The next round of mitigation funds [based on enrollment numbers] will be released in mid-June, with final mitigation dollars awarded in September, says Jon Halfaker, SPS executive director of schools. That, he says, is to “better respond to student and staffing issues when schools actually open.”

However, with no mitigation dollars to rely on while planning their budget, TCS teachers recently cut several art classes, including advanced drawing and painting, sculpture, higher levels of photography and AP studio art — changes many students aren't happy about.

“The art classes they cut are the classes that keep our juniors and seniors engaged,” says sophomore Isabelle Duniway, a student on the Committee of Students Concerned About Funding (CSCAF). “A lot of our upper classmen are being forced to enroll in [college credit program] Running Start simply because they want more art choices." That's bad news, Duniway says, because TCS no longer receives funding for students when they enroll in Running Start.

Everybody who came to The Center School had to take an active step in their education to come here, which shows so much caring about setting themselves up for success.

Duniway says students fear TCS’s community will suffer unless the strong arts focus remains. “TCS offers a really small, safe, caring community that takes care of people with learning disabilities and within the LGBT community,” she says. “We’re a community of diverse learning styles and it’s working: We are getting extremely high test scores.” 

Indeed, test scores listed on the SPS School Report site show that 95 percent of TCS’s 10th graders demonstrated grade-level proficiency in English language arts during the 14th to 15th school year (the district average is 75 percent).
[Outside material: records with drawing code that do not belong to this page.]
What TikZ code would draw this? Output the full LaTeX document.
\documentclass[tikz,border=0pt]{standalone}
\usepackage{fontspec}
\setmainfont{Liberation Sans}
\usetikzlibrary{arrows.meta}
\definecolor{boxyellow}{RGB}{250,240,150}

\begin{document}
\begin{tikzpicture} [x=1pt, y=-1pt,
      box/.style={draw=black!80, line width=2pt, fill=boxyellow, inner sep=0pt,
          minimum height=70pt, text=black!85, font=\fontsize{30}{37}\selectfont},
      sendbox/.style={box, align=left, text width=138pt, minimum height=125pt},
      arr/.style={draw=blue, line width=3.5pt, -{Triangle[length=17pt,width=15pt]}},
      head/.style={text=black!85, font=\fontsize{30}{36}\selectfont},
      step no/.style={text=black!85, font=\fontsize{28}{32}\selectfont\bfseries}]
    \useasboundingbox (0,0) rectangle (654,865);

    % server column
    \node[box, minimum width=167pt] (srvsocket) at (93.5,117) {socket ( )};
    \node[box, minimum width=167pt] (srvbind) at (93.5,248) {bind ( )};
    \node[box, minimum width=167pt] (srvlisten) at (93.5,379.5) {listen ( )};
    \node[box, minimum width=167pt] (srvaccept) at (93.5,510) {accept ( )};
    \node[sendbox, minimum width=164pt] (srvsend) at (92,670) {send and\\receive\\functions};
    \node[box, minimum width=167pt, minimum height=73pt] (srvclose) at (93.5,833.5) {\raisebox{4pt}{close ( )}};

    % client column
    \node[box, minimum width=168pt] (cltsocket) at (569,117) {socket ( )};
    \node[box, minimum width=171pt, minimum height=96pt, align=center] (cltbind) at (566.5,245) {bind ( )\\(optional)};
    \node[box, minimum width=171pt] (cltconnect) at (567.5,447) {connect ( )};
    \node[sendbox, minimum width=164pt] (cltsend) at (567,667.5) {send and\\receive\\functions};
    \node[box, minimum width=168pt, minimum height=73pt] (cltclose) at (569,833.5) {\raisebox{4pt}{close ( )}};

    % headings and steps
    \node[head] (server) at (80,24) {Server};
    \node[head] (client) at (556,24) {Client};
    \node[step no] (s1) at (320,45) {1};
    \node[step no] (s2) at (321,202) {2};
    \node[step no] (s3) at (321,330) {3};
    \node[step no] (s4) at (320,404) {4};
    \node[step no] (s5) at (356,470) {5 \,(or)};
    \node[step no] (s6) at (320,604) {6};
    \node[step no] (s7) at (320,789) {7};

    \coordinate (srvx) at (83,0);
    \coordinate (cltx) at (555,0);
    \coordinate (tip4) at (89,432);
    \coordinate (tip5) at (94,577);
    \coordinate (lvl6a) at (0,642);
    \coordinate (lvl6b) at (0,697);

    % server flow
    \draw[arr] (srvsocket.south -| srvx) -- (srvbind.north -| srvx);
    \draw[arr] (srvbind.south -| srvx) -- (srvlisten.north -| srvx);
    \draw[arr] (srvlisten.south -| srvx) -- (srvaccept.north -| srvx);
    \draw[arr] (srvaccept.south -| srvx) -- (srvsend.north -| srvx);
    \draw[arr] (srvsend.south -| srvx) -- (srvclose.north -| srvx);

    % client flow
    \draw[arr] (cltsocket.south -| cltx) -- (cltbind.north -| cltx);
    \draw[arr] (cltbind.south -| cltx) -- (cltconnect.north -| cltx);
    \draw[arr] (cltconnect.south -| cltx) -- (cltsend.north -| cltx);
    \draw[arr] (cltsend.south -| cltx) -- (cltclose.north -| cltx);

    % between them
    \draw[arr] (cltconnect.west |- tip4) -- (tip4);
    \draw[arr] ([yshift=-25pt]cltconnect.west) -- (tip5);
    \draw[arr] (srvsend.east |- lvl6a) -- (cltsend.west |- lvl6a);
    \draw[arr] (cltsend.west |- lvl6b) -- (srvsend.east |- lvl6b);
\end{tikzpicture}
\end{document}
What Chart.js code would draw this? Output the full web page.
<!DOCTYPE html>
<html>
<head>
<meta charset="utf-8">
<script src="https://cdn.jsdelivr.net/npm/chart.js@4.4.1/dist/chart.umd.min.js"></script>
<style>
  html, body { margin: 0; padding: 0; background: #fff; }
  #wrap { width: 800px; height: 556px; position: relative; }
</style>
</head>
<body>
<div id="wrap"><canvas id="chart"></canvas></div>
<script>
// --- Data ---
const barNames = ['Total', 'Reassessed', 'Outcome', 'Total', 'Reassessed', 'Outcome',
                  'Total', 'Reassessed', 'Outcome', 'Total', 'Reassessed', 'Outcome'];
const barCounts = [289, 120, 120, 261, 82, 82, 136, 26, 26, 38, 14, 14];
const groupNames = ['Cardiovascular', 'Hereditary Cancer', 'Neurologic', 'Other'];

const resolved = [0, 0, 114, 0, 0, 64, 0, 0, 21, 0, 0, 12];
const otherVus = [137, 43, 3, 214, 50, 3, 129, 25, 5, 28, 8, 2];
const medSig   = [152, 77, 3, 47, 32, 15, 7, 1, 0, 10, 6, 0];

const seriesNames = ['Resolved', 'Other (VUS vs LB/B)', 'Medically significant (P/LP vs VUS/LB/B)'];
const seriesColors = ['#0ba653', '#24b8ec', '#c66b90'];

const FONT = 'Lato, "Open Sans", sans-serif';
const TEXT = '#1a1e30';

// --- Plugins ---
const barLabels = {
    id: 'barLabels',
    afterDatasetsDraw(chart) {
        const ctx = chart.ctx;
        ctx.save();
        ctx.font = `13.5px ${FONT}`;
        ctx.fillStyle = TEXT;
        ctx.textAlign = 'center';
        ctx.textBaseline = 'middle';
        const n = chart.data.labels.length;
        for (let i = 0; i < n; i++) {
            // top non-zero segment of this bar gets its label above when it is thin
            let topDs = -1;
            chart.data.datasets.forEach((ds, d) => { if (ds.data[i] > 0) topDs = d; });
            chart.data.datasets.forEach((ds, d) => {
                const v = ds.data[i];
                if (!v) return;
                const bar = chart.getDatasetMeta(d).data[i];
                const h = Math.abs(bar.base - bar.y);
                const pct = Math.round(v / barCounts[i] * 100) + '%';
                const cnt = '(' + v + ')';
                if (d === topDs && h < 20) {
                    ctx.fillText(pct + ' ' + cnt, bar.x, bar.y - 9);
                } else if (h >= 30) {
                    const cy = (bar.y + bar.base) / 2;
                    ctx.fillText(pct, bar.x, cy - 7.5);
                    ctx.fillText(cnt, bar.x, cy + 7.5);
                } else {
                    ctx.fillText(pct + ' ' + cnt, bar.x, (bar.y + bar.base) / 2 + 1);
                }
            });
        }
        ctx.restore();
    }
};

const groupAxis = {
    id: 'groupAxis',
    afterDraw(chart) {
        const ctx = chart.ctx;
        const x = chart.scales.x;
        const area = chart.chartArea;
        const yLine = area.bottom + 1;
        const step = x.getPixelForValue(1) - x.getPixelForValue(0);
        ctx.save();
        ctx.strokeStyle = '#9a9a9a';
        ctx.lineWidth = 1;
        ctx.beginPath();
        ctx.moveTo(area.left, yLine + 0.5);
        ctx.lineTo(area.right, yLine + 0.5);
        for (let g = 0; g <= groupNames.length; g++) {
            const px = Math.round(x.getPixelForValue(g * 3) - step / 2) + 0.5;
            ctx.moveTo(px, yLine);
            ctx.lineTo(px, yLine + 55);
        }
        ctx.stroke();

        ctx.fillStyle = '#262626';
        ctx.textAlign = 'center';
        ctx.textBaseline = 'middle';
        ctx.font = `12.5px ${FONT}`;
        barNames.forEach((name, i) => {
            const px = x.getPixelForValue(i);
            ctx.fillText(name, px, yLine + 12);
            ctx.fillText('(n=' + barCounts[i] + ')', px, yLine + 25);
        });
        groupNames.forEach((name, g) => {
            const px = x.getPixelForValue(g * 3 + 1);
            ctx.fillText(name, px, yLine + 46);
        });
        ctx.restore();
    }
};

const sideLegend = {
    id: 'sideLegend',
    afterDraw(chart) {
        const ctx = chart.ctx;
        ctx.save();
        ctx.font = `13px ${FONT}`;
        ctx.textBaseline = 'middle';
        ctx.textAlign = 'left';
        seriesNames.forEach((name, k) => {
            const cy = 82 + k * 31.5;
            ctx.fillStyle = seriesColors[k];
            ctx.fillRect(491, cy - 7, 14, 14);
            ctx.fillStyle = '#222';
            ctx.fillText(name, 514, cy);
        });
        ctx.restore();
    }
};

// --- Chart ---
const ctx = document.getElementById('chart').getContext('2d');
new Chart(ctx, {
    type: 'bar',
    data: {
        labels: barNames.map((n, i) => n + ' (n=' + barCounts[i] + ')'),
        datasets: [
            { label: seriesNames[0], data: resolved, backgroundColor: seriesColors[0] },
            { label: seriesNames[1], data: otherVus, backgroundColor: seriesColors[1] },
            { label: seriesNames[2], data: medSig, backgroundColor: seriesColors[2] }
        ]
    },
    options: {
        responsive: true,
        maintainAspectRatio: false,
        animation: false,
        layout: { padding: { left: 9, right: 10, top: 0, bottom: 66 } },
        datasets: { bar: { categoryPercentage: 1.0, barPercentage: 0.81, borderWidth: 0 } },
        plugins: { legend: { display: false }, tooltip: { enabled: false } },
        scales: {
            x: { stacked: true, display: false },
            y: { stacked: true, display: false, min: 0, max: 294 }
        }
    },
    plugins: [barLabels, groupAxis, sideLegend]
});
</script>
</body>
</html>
TCS also won a 2014 Washington Achievement Award for overall excellence and reading growth.

“Because we are a magnet and alternative school, everybody who came to TCS had to take an active step in their education to come here, which shows so much caring about setting themselves up for success,” says Duniway. “That’s how we built this incredible school environment and it would really be a shame if we couldn’t sustain that anymore.”